La utopía socialista fue, para millones de seres humanos, una causa verdadera, la idea de patria, magnificada en una extraña combinación de dogma de fe y propuesta de futuro, lo que permitió todo sufrimiento sin destruir la esperanza. Para otros tantos millones fue, a su vez, el sinónimo inequívoco del horror y de la degradación total. Sin embargo, unos y otros concuerdan en que la ilusión de vientos de cambio de Gorbachov y el “Santo Grial” que pareció encarnar Yeltsin en 1991, se hundieron en al materialismo más venal, en el enriquecimiento sin alma y sobre todo en la cosificación de todo ideal. El santoral marxista de la gran nación se desplomó y dejó un inmenso vacío.
Esta historia, a pesar de ello, no concluyó allí. La disolución de la URSS no sólo rompió la unidad, representó un camino macabro de violencia que, creímos, sólo se había dado en los Balcanes. El fragmento con el que comienzo esta columna no es la historia de una víctima del execrable estalinismo, no, es el relato de una refugiada armenia escapada de Baku (Azerbayan) en los años 90 del siglo pasado, es la increíble realidad de la irracional división de sociedades que habían cantado a la amistad eterna entre los pueblos y la igualdad entre los seres humanos… ¿Georgiano? ¿Ruso? ¿Armenio?… matar o morir, destruir cualquiera de aquellos valores por la moneda del fanatismo, de odios viejos, nuevos o inventados, diferencias de color de piel, de credo religioso, de origen geográfico. Los mismos que ayer eran parte de la Unión de Repúblicas, atrincherados en la sangre.
Más de 600 páginas desarrolladas magistralmente para narrarnos desde las voces de la calle, de los caminos rurales, de los departamentos de clase media, la peripecia humana, las incalculables rutas del dolor y la testaruda esperanza.
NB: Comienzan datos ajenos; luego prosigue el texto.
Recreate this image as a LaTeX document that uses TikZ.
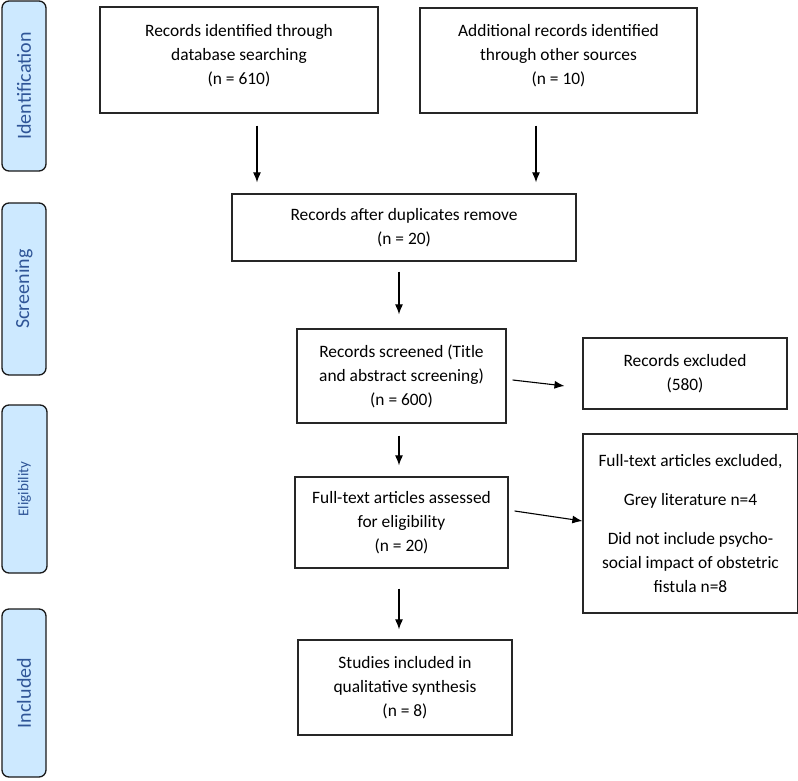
\documentclass[tikz,border=0pt]{standalone}
\usepackage{fontspec}
\setmainfont{Carlito}
\usepackage{tikz}
\usetikzlibrary{arrows.meta}
\definecolor{stagefill}{RGB}{205,233,255}
\definecolor{stagetext}{RGB}{47,85,151}

\begin{document}
\begin{tikzpicture}[x=1pt,y=-1pt,
    box/.style={rectangle,draw=black!85,line width=1.3pt,align=center,inner sep=2pt,
      font=\fontsize{17.4}{24}\selectfont},
    stage/.style={rectangle,rounded corners=7pt,draw=black!90,line width=1.3pt,
      fill=stagefill,text=stagetext,rotate=90,minimum height=44pt,
      font=\fontsize{20}{24}\selectfont},
    arr/.style={-{Latex[length=10pt,width=8pt]},line width=1.1pt}]

    \useasboundingbox (0,0) rectangle (798,780);

    % Stage labels on the left
    \node[stage,minimum width=170pt] (sIdent) at (24,86) {Identification};
    \node[stage,minimum width=172pt] (sScreen) at (24,289) {Screening};
    \node[stage,minimum width=168pt,minimum height=45pt,
      font=\fontsize{15}{17}\selectfont] (sElig) at (24.5,489) {Eligibility};
    \node[stage,minimum width=168pt] (sIncl) at (24,693) {Included};

    % Identification
    \node[box,minimum width=278pt,minimum height=106pt,text depth=12pt] (dbRec) at (239,60)
      {Records identified through\\database searching\\(n = 610)};
    \node[box,minimum width=277pt,minimum height=105pt,text depth=12pt] (otherRec) at (558.5,60.5)
      {Additional records identified\\through other sources\\(n = 10)};

    % Screening
    \node[box,minimum width=344pt,minimum height=67pt] (dupRec) at (404,227.5)
      {Records after duplicates remove\\(n = 20)};
    \node[box,minimum width=209pt,minimum height=94pt] (screenRec) at (401.5,376)
      {Records screened (Title\\and abstract screening)\\(n = 600)};
    \node[box,minimum width=204pt,minimum height=71pt] (exclRec) at (685,373.5)
      {Records excluded\\(580)};

    % Eligibility
    \node[box,minimum width=213pt,minimum height=91pt] (fullText) at (401.5,522.5)
      {Full-text articles assessed\\for eligibility\\(n = 20)};
    \node[box,minimum width=215pt,minimum height=179pt] (fullExcl) at (690.5,523.5)
      {Full-text articles excluded,\\[15pt]Grey literature n=4\\[15pt]Did not include psycho-\\social impact of obstetric\\fistula n=8};

    % Included
    \node[box,minimum width=214pt,minimum height=95pt] (incl) at (405,687.5)
      {Studies included in\\qualitative synthesis\\(n = 8)};

    % Arrows
    \draw[arr,shorten <=12pt,shorten >=11pt] ([xshift=18pt]dbRec.south)
      -- ([xshift=18pt]dbRec.south |- dupRec.north);
    \draw[arr,shorten <=12pt,shorten >=11pt] ([xshift=-22.5pt]otherRec.south)
      -- ([xshift=-22.5pt]otherRec.south |- dupRec.north);
    \draw[arr,shorten <=10pt,shorten >=14pt] ([xshift=-5pt]dupRec.south)
      -- ([xshift=-5pt]dupRec.south |- screenRec.north);
    \draw[arr,shorten <=6pt,shorten >=18pt] ([yshift=-3.3pt]screenRec.east)
      -- ([yshift=-14.5pt]exclRec.west);
    \draw[arr,shorten <=12pt,shorten >=11pt] ([xshift=-2.5pt]screenRec.south)
      -- ([xshift=-2.5pt]screenRec.south |- fullText.north);
    \draw[arr,shorten <=6pt] ([yshift=12.4pt]fullText.east)
      -- ([yshift=2.5pt]fullExcl.west);
    \draw[arr,shorten <=20pt,shorten >=10pt] ([xshift=-2.5pt]fullText.south)
      -- ([xshift=-2.5pt]fullText.south |- incl.north);
\end{tikzpicture}
\end{document}
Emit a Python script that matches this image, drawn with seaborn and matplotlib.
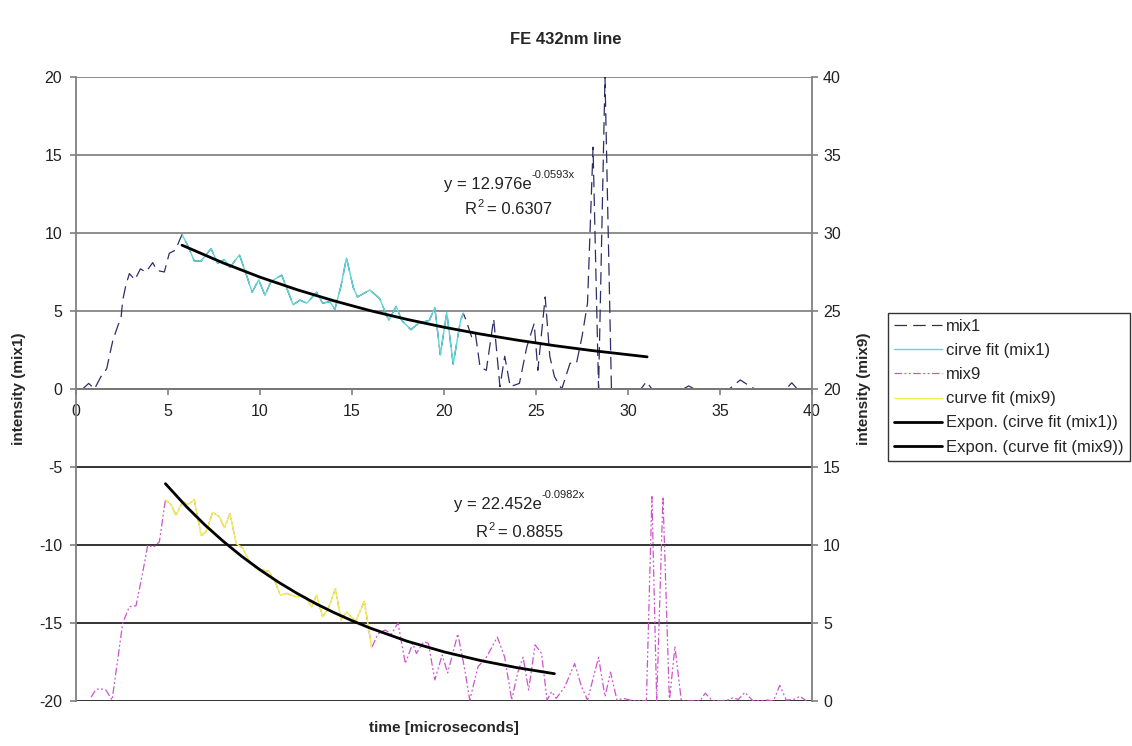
import numpy as np
import pandas as pd
import matplotlib
matplotlib.use("Agg")
import matplotlib.pyplot as plt
import seaborn as sns

# ---------------- data ----------------
mix1_t = [0.36, 0.69, 1.0, 1.36, 1.67, 1.85, 2.0, 2.26, 2.45, 2.54, 2.7, 2.9, 3.2, 3.5, 3.8,
          4.17, 4.4, 4.8, 5.07, 5.4, 5.76, 6.07, 6.43, 6.8, 7.34, 7.7, 8.06, 8.37, 8.88, 9.24,
          9.57, 9.93, 10.27, 10.6, 11.18, 11.8, 12.17, 12.54, 13.08, 13.4, 13.8, 14.07, 14.4,
          14.7, 15.07, 15.3, 15.97, 16.5, 17.0, 17.4, 17.7, 18.2, 18.6, 19.2, 19.5, 19.8,
          20.15, 20.5, 20.9, 21.05, 21.2, 21.5, 21.7, 21.96, 22.3, 22.7, 23.04, 23.3, 23.6,
          24.1, 24.5, 24.9, 25.1, 25.5, 25.75, 26.0, 26.4, 26.85, 27.2, 27.5, 27.8, 28.1,
          28.4, 28.75, 29.1, 29.5, 30.0, 30.7, 31.0, 31.3, 32.0, 33.0, 33.3, 33.6, 35.5,
          36.1, 36.6, 36.9, 38.6, 38.9, 39.2, 40.0]
mix1_v = [0.0, 0.36, 0.0, 0.8, 1.3, 2.3, 3.1, 4.0, 4.6, 5.7, 6.6, 7.4, 7.0, 7.7, 7.5,
          8.1, 7.6, 7.5, 8.7, 8.9, 9.9, 9.2, 8.2, 8.2, 9.0, 8.05, 8.3, 7.8, 8.6, 7.4,
          6.2, 7.0, 6.0, 6.9, 7.3, 5.4, 5.7, 5.5, 6.2, 5.5, 5.6, 5.1, 6.6,
          8.4, 6.5, 5.9, 6.35, 5.8, 4.4, 5.3, 4.4, 3.8, 4.2, 4.4, 5.2, 2.2,
          4.9, 1.6, 4.4, 4.85, 4.4, 3.35, 3.6, 1.4, 1.2, 4.5, 0.15, 2.1, 0.15,
          0.36, 2.7, 4.2, 1.2, 5.9, 2.1, 0.8, 0.0, 1.65, 1.65, 3.35, 5.5, 15.5,
          0.0, 20.0, 0.0, 0.0, 0.0, 0.0, 0.47, 0.0, 0.0, 0.0, 0.2, 0.0, 0.0,
          0.58, 0.2, 0.0, 0.0, 0.4, 0.0, 0.0]

fit1_t = [5.76, 6.07, 6.43, 6.8, 7.34, 7.7, 8.06, 8.37, 8.88, 9.24, 9.57, 9.93, 10.27, 10.6,
          11.18, 11.8, 12.17, 12.54, 13.08, 13.4, 13.8, 14.07, 14.4, 14.7, 15.07, 15.3,
          15.97, 16.5, 17.0, 17.4, 17.7, 18.2, 18.6, 19.2, 19.5, 19.8, 20.15, 20.5, 20.9, 21.05]
fit1_v = [9.9, 9.2, 8.2, 8.2, 9.0, 8.05, 8.3, 7.8, 8.6, 7.4, 6.2, 7.0, 6.0, 6.9,
          7.3, 5.4, 5.7, 5.5, 6.2, 5.5, 5.6, 5.1, 6.6, 8.4, 6.5, 5.9,
          6.35, 5.8, 4.4, 5.3, 4.4, 3.8, 4.2, 4.4, 5.2, 2.2, 4.9, 1.6, 4.4, 4.85]

mix9_t = [0.82, 1.05, 1.27, 1.63, 1.96, 2.26, 2.54, 2.9, 3.26, 3.62, 3.9, 4.2, 4.53, 4.86,
          5.16, 5.43, 5.8, 6.1, 6.43, 6.8, 7.07, 7.43, 7.8, 8.06, 8.37, 8.7, 9.06, 9.4, 9.78,
          10.14, 10.5, 10.87, 11.09, 11.45, 11.9, 12.45, 12.8, 13.08, 13.4, 13.7, 14.1, 14.4,
          14.7, 15.2, 15.67, 16.07, 16.4, 16.8, 17.15, 17.5, 17.9, 18.3, 18.5, 18.9, 19.15,
          19.5, 19.9, 20.2, 20.75, 21.1, 21.4, 21.85, 22.3, 22.9, 23.3, 23.68, 24.0, 24.3,
          24.6, 24.95, 25.3, 25.6, 25.85, 26.1, 26.56, 27.1, 27.48, 27.8, 28.4, 28.75, 29.05,
          29.4, 29.75, 30.3, 31.0, 31.3, 31.56, 31.9, 32.25, 32.55, 32.9, 33.9, 34.2, 34.6,
          35.3, 35.7, 36.0, 36.35, 36.8, 37.6, 37.9, 38.25, 38.6, 39.0, 39.35, 39.7]
mix9_v = [0.24, 0.7, 0.8, 0.7, 0.06, 2.6, 5.0, 6.05, 6.1, 8.2, 10.0, 9.85, 10.2, 12.9,
          12.6, 11.9, 12.8, 12.6, 12.9, 10.6, 10.85, 12.1, 11.8, 11.1, 12.0, 10.1, 9.8, 9.0, 8.5,
          8.4, 8.3, 7.5, 6.8, 6.9, 6.7, 6.7, 6.05, 6.8, 5.4, 5.9, 7.2, 5.2,
          5.7, 5.1, 6.4, 3.4, 4.3, 4.55, 4.3, 5.0, 2.4, 3.7, 3.05, 3.8, 3.7,
          1.35, 2.95, 1.8, 4.3, 2.2, 0.06, 2.2, 2.8, 4.1, 2.8, 0.06, 1.8, 2.8,
          0.7, 3.6, 3.05, 0.06, 0.6, 0.17, 0.9, 2.4, 0.9, 0.06, 2.8, 0.28, 1.85,
          0.06, 0.17, 0.0, 0.0, 13.1, 0.0, 13.1, 0.0, 3.5, 0.0, 0.0, 0.5, 0.0,
          0.0, 0.2, 0.1, 0.55, 0.0, 0.06, 0.0, 1.0, 0.06, 0.1, 0.3, 0.0]

fit9_t = [4.86, 5.16, 5.43, 5.8, 6.1, 6.43, 6.8, 7.07, 7.43, 7.8, 8.06, 8.37, 8.7, 9.06, 9.4,
          9.78, 10.14, 10.5, 10.87, 11.09, 11.45, 11.9, 12.45, 12.8, 13.08, 13.4, 13.7, 14.1,
          14.4, 14.7, 15.2, 15.67, 16.07]
fit9_v = [12.9, 12.6, 11.9, 12.8, 12.6, 12.9, 10.6, 10.85, 12.1, 11.8, 11.1, 12.0, 10.1, 9.8, 9.0,
          8.5, 8.4, 8.3, 7.5, 6.8, 6.9, 6.7, 6.7, 6.05, 6.8, 5.4, 5.9, 7.2,
          5.2, 5.7, 5.1, 6.4, 3.4]

# exponential trend lines
exp1_t = [5.76, 8, 10, 12, 14, 16, 18, 20, 22, 24, 26, 28, 31.04]
exp1_v = [9.22, 8.08, 7.17, 6.37, 5.66, 5.02, 4.46, 3.96, 3.52, 3.13, 2.78, 2.47, 2.06]
exp9_t = [4.86, 6, 7, 8, 9, 10, 11, 12, 13, 14, 15, 16, 18, 20, 22, 24, 26]
exp9_v = [13.93, 12.46, 11.29, 10.24, 9.28, 8.41, 7.62, 6.91, 6.26, 5.68, 5.15, 4.67,
          3.83, 3.15, 2.59, 2.13, 1.75]

eq1_main, eq1_exp, eq1_r2 = "y = 12.976e", "-0.0593x", "0.6307"
eq9_main, eq9_exp, eq9_r2 = "y = 22.452e", "-0.0982x", "0.8855"

legend_labels = ["mix1", "cirve fit (mix1)", "mix9", "curve fit (mix9)",
                 "Expon. (cirve fit (mix1))", "Expon. (curve fit (mix9))"]

# ---------------- style ----------------
sns.set_style("white")
plt.rcParams["font.family"] = ["Liberation Sans", "DejaVu Sans"]
plt.rcParams["axes.unicode_minus"] = False

W, H = 1132, 746
fig = plt.figure(figsize=(W / 100, H / 100), dpi=100)
L, R, T, B = 76, 812, 77, 701
ax = fig.add_axes([L / W, 1 - B / H, (R - L) / W, (B - T) / H])
ax2 = ax.twinx()

c_mix1 = "#2e2e66"
c_fit1 = "#5cd8d8"
c_mix9 = "#cc55cc"
c_fit9 = "#f0f050"

sns.lineplot(x=mix1_t, y=mix1_v, ax=ax, color=c_mix1, lw=0.9, sort=False, estimator=None,
             linestyle=(0, (10, 5)), label=legend_labels[0], legend=False)
sns.lineplot(x=fit1_t, y=fit1_v, ax=ax, color=c_fit1, lw=1.0, sort=False, estimator=None,
             label=legend_labels[1], legend=False)
sns.lineplot(x=mix9_t, y=mix9_v, ax=ax2, color=c_mix9, lw=0.9, sort=False, estimator=None,
             linestyle=(0, (6, 2, 1.5, 2, 1.5, 2)), label=legend_labels[2], legend=False)
sns.lineplot(x=fit9_t, y=fit9_v, ax=ax2, color=c_fit9, lw=1.0, sort=False, estimator=None,
             label=legend_labels[3], legend=False)
sns.lineplot(x=exp1_t, y=exp1_v, ax=ax, color="black", lw=2.0, sort=False, estimator=None,
             label=legend_labels[4], legend=False)
sns.lineplot(x=exp9_t, y=exp9_v, ax=ax2, color="black", lw=2.0, sort=False, estimator=None,
             label=legend_labels[5], legend=False)

# ---------------- axes ----------------
ax.set_xlim(0, 40)
ax.set_ylim(-20, 20)
ax2.set_ylim(0, 40)
ax.set_xticks(np.arange(0, 41, 5))
ax.set_yticks(np.arange(-20, 21, 5))
ax2.set_yticks(np.arange(0, 41, 5))

ax.set_axisbelow(True)
ax.grid(True, axis="y", lw=1.2)
ax.grid(False, axis="x")
ax2.grid(False)
for gl, v in zip(ax.yaxis.get_gridlines(), np.arange(-20, 21, 5)):
    gl.set_color("#7a7a7a" if v > 0 else "#111111")

gray = "#808080"
ax.spines["bottom"].set_position(("data", 0))
for s in ["top", "right"]:
    ax.spines[s].set_visible(False)
for s in ["top", "left", "bottom"]:
    ax2.spines[s].set_visible(False)
ax.spines["left"].set_color(gray)
ax.spines["bottom"].set_color(gray)
ax2.spines["right"].set_color(gray)
for s in [ax.spines["left"], ax.spines["bottom"], ax2.spines["right"]]:
    s.set_linewidth(1.3)

ax.tick_params(axis="x", direction="out", length=4, width=1.2, color=gray, pad=7,
               labelsize=11.5, labelcolor="#222222", bottom=True)
ax.tick_params(axis="y", direction="out", length=4, width=1.2, color=gray, pad=6,
               labelsize=11.5, labelcolor="#222222", left=True)
ax2.tick_params(axis="y", direction="out", length=4, width=1.2, color=gray, pad=4,
                labelsize=11.5, labelcolor="#222222", right=True)

ax.set_xlabel("time [microseconds]", fontsize=11, fontweight="bold")
ax.xaxis.set_label_coords(0.5, -0.032)
ax.set_ylabel("intensity (mix1)", fontsize=11, fontweight="bold")
ax.yaxis.set_label_coords(-0.068, 0.5)
ax2.set_ylabel("intensity (mix9)", fontsize=11, fontweight="bold", rotation=90)
ax2.yaxis.set_label_coords(1.061, 0.5)

fig.text(0.5, 1 - 40 / H, "FE 432nm line", ha="center", va="center",
         fontsize=12, fontweight="bold")


# equations (main text + superscripts as separate real text)
def equation(x_end, x_r, y1, y2, main, expo, r2):
    t = ax.text(x_end, y1, main, ha="right", va="center", fontsize=12, color="#222222")
    ax.annotate(expo, xy=(1, 0.5), xycoords=t, xytext=(0, 3), textcoords="offset points",
                ha="left", va="bottom", fontsize=8, color="#222222")
    r = ax.text(x_r, y2, "R", ha="left", va="center", fontsize=12, color="#222222")
    s = ax.annotate("2", xy=(1, 0.55), xycoords=r, ha="left", va="bottom", fontsize=8,
                    color="#222222")
    ax.annotate("= " + r2, xy=(1, 0.5), xycoords=(s, r), xytext=(3, 0),
                textcoords="offset points", ha="left", va="center", fontsize=12,
                color="#222222")


equation(24.78, 21.14, 13.1, 11.5, eq1_main, eq1_exp, eq1_r2)
equation(25.3, 21.74, -7.4, -9.2, eq9_main, eq9_exp, eq9_r2)

# legend
h1, l1 = ax.get_legend_handles_labels()
h2, l2 = ax2.get_legend_handles_labels()
hd = dict(zip(l1 + l2, h1 + h2))
handles = [hd[l] for l in legend_labels]
leg = fig.legend(handles, legend_labels, loc="upper left",
                 bbox_to_anchor=(888 / W, 1 - 313 / H), fontsize=12,
                 frameon=True, fancybox=False, shadow=False, handlelength=2.9,
                 handletextpad=0.25, labelspacing=0.55, borderpad=0.35, borderaxespad=0)
leg.get_frame().set_edgecolor("black")
leg.get_frame().set_linewidth(1.0)

fig.savefig("out.png", dpi=100)
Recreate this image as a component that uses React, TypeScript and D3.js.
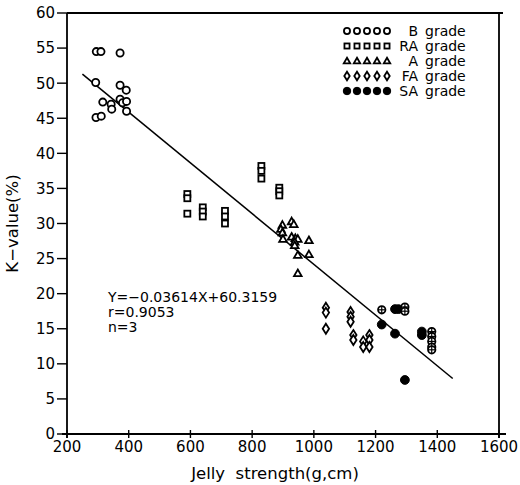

Aleksievich ordena la narración, apunta unas pocas líneas ora descriptivas, ora reflexivas, contextualiza y escoge unos títulos maravillosos para cada parte y te deja sin aliento.
¿Literatura? Sin duda alguna, la vida sin un adorno. Y no es que la fuerza de la obra esté en las formas indescriptibles del hambre, el desgarramiento de los cuerpos, las prisiones interminables, la muerte tantas veces liberadora, es más que eso, es una disección de lo que somos, de cómo entendemos los asuntos fundamentales de nuestra existencia.
Le he dado muchas vueltas y he pensado que en estas páginas encuentro un nexo ineludible entre los grandes trágicos griegos y por supuesto en la dramaturgia de Shakespeare. La escritora-periodista-cronista logra armar un rompecabezas que no es otra cosa que la materia prima de nuestras propias vidas. Por supuesto, el tránsito abrumador de la historia soviético-rusa de un siglo, es el eje de un retrato colectivo sin par, pero si solo fuera eso sería insuficiente. En cada vida podemos encontrarnos, podemos descubrir por qué somos capaces de llegar al fondo del barro y subir a lo alto del horizonte.
Si algún modelo dibujado con maestría podíamos encontrar para saber lo que es amasar el alma humana desde su propio núcleo, Svetlana Aleksievich es ese modelo.